Mais, monseigneur, je ne vous ferais assurément point cet aveu avec tant de franchise, si je ne sentais bien pouvoir me rendre le sincère témoignage de m'être déjà, grâce à vos leçons et à celles de la philosophie, beaucoup corrigé de cette faiblesse; et j'ose me flatter que V. A. R. daignera en voir une preuve dans la fermeté que je lui ai montrée dans les circonstances présentes.

Je finis par prendre congé de V. A. R., en la conjurant de vouloir bien toujours se souvenir de son fidèle et dévoué serviteur, qui ne désire rien tant que de pouvoir la servir partout où la Providence trouvera bon de le conduire. En particulier, je vous supplie de vous tranquilliser tout à fait au sujet de ma santé. J'espère que le climat de Russie ne me sera pas aussi funeste que V. A. R. juge avoir lieu de le craindre. Je me suis déclaré invalide, ce qui me donne bien des priviléges. Et pour ce qui est de la fatigue du voyage et de la rigueur de la saison, je me suis assez bien prémuni contre l'une et l'autre pour pouvoir espérer de n'en avoir pas beaucoup à souffrir.

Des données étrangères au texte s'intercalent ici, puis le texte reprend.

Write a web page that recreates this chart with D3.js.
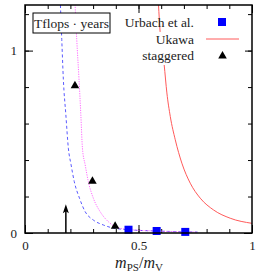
<!DOCTYPE html>
<html>
<head>
<meta charset="utf-8">
<script src="https://cdn.jsdelivr.net/npm/d3@7"></script>
<style>
  body { margin: 0; background: #fff; }
  svg { display: block; font-family: "Liberation Serif", "DejaVu Serif", serif; }
  svg text { font-family: "Liberation Serif", "DejaVu Serif", serif; }
  .tick line { stroke: #000; stroke-width: 1; }
  .tick text { font-size: 13px; fill: #222; }
</style>
</head>
<body>
<svg id="chart" width="258" height="273"></svg>
<script>
// values
const urbachX = [0.456, 0.58, 0.706];
const urbachY = [0.018, 0.011, 0.006];

const staggeredX = [0.22, 0.297, 0.397];
const staggeredY = [0.81, 0.287, 0.04];

const ukawaX = [0.588, 0.595, 0.613, 0.625, 0.640, 0.662, 0.691, 0.728, 0.772, 0.831, 0.904, 1.0];
const ukawaY = [1.253, 1.106, 0.923, 0.768, 0.639, 0.511, 0.383, 0.273, 0.191, 0.126, 0.081, 0.053];

const blueX = [0.156, 0.162, 0.169, 0.180, 0.191, 0.203, 0.217, 0.240, 0.265, 0.301, 0.345, 0.382, 0.454, 0.58, 0.706, 0.76];
const blueY = [1.25, 1.06, 0.841, 0.648, 0.465, 0.374, 0.282, 0.191, 0.117, 0.071, 0.044, 0.029, 0.018, 0.011, 0.006, 0.005];

const pinkX = [0.2206, 0.228, 0.238, 0.246, 0.253, 0.265, 0.279, 0.301, 0.331, 0.367, 0.397, 0.454, 0.58, 0.706, 0.76];
const pinkY = [1.253, 1.06, 0.841, 0.648, 0.465, 0.374, 0.282, 0.191, 0.117, 0.062, 0.035, 0.019, 0.011, 0.006, 0.005];

const arrowX = 0.18;
const arrowY = [0, 0.157];

const xMinor = d3.range(0, 1.0001, 0.1);
const xMajor = [0, 0.5, 1];
const xLabels = ["0", "0.5", "1"];
const yMinor = d3.range(0, 1.2001, 0.2);
const yMajor = [0, 1];
const yLabels = ["0", "1"];

const legendLabels = ["Urbach et al.", "Ukawa", "staggered"];
const boxLabel = "Tflops \u00b7 years";

const svg = d3.select("#chart");
const pl = 25, pr = 252, pt = 5, pb = 233;

const x = d3.scaleLinear().domain([0, 1]).range([pl, pr]);
const y = d3.scaleLinear().domain([0, 1.25]).range([pb, pt]);

svg.append("defs").append("clipPath").attr("id", "plotclip")
  .append("rect").attr("x", pl).attr("y", pt)
  .attr("width", pr - pl).attr("height", pb - pt);

const fmt = (vals, labs) => d => labs[vals.findIndex(v => Math.abs(v - d) < 1e-9)];

// ticks, all four sides, pointing in
function ticks(axisFn, scale, vals, size, tr, labs, pad) {
  const a = axisFn(scale).tickValues(vals).tickSize(-size).tickPadding(pad || 7)
    .tickFormat(labs ? fmt(vals, labs) : "");
  const g = svg.append("g").attr("transform", tr).call(a)
    .attr("font-family", null).attr("font-size", null);
  g.select(".domain").remove();
  return g;
}
ticks(d3.axisBottom, x, xMinor, 4, `translate(0,${pb})`);
ticks(d3.axisBottom, x, xMajor, 8, `translate(0,${pb})`, xLabels, 8);
ticks(d3.axisTop, x, xMinor, 4, `translate(0,${pt})`);
ticks(d3.axisTop, x, xMajor, 8, `translate(0,${pt})`);
ticks(d3.axisLeft, y, yMinor, 4, `translate(${pl},0)`);
ticks(d3.axisLeft, y, yMajor, 8, `translate(${pl},0)`, yLabels, 8);
ticks(d3.axisRight, y, yMinor, 4, `translate(${pr},0)`);
ticks(d3.axisRight, y, yMajor, 8, `translate(${pr},0)`);

const plot = svg.append("g").attr("clip-path", "url(#plotclip)");
const line = d3.line().x(d => x(d[0])).y(d => y(d[1])).curve(d3.curveMonotoneX);

plot.append("path")
  .datum(d3.zip(blueX, blueY))
  .attr("d", line)
  .attr("fill", "none").attr("stroke", "#5a5aff").attr("stroke-width", 1)
  .attr("stroke-dasharray", "3,2.5");

plot.append("path")
  .datum(d3.zip(pinkX, pinkY))
  .attr("d", line)
  .attr("fill", "none").attr("stroke", "#ff6cff").attr("stroke-width", 1)
  .attr("stroke-dasharray", "1.2,1.2");

plot.append("path")
  .datum(d3.zip(ukawaX, ukawaY))
  .attr("d", line)
  .attr("fill", "none").attr("stroke", "#ff5a5a").attr("stroke-width", 1);

// arrow
svg.append("line")
  .attr("x1", x(arrowX)).attr("x2", x(arrowX))
  .attr("y1", y(arrowY[0])).attr("y2", y(arrowY[1]) + 6)
  .attr("stroke", "#000").attr("stroke-width", 1.5);
svg.append("path")
  .attr("d", `M${x(arrowX)},${y(arrowY[1])} l-3,9 l3,-2 l3,2 Z`)
  .attr("fill", "#000");

// markers
const tri = d3.symbol().type(d3.symbolTriangle).size(32);
svg.selectAll(".stag").data(d3.zip(staggeredX, staggeredY)).enter()
  .append("path").attr("class", "stag")
  .attr("d", tri)
  .attr("transform", d => `translate(${x(d[0])},${y(d[1]) + 0.5})`)
  .attr("fill", "#000");

svg.selectAll(".urb").data(d3.zip(urbachX, urbachY)).enter()
  .append("rect").attr("class", "urb")
  .attr("x", d => x(d[0]) - 4).attr("y", d => y(d[1]) - 4)
  .attr("width", 8).attr("height", 8)
  .attr("fill", "#0000ff");

// frame
svg.append("rect")
  .attr("x", pl).attr("y", pt)
  .attr("width", pr - pl).attr("height", pb - pt)
  .attr("fill", "none").attr("stroke", "#000").attr("stroke-width", 1.5);

// label box
svg.append("rect")
  .attr("x", 33).attr("y", 13).attr("width", 77).attr("height", 20)
  .attr("fill", "#fff").attr("stroke", "#000").attr("stroke-width", 1);
svg.append("text")
  .attr("x", 71.5).attr("y", 28)
  .attr("text-anchor", "middle").attr("font-size", "13.5px").attr("fill", "#222")
  .text(boxLabel);

// legend
svg.append("rect")
  .attr("x", 145).attr("y", 32).attr("width", 100).attr("height", 33)
  .attr("fill", "#fff");
const rowY = [26.5, 43.5, 60];
legendLabels.forEach((t, i) => {
  svg.append("text")
    .attr("x", 194).attr("y", rowY[i])
    .attr("text-anchor", "end").attr("font-size", "13.5px").attr("fill", "#222")
    .text(t);
});
svg.append("rect").attr("x", 218).attr("y", rowY[0] - 8.5)
  .attr("width", 8).attr("height", 8).attr("fill", "#0000ff");
svg.append("line").attr("x1", 206).attr("x2", 239)
  .attr("y1", rowY[1] - 4.5).attr("y2", rowY[1] - 4.5)
  .attr("stroke", "#ff5a5a").attr("stroke-width", 1);
svg.append("path").attr("d", tri)
  .attr("transform", `translate(222.5,${rowY[2] - 4})`).attr("fill", "#000");

// x axis title
const xt = svg.append("text")
  .attr("x", 139).attr("y", 268)
  .attr("text-anchor", "middle").attr("font-size", "16px").attr("fill", "#222");
xt.append("tspan").attr("font-style", "italic").text("m");
xt.append("tspan").attr("font-size", "11px").attr("dy", 3).text("PS");
xt.append("tspan").attr("dy", -3).text("/");
xt.append("tspan").attr("font-style", "italic").text("m");
xt.append("tspan").attr("font-size", "11px").attr("dy", 3).text("V");
</script>
</body>
</html>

Dans le moment du départ, je sens mon cœur s'émouvoir et des larmes couler de mes yeux. Quelle autre expression de mes adieux pourrait me permettre cet attendrissement, si ce n'est de me jeter aux pieds de V. A. R., d'embrasser ses genoux, et de lui laisser lire dans mes regards et dans mon respectueux silence les sentiments<338> ineffables que j'emporte loin d'elle, mais qui ne cesseront jamais de vivre dans mon cœur, aussi longtemps qu'un souffle de vie l'animera encore, etc.


335-a La lettre 42, p. 339, donne l'explication de l'emploi de ce numéro et des suivants.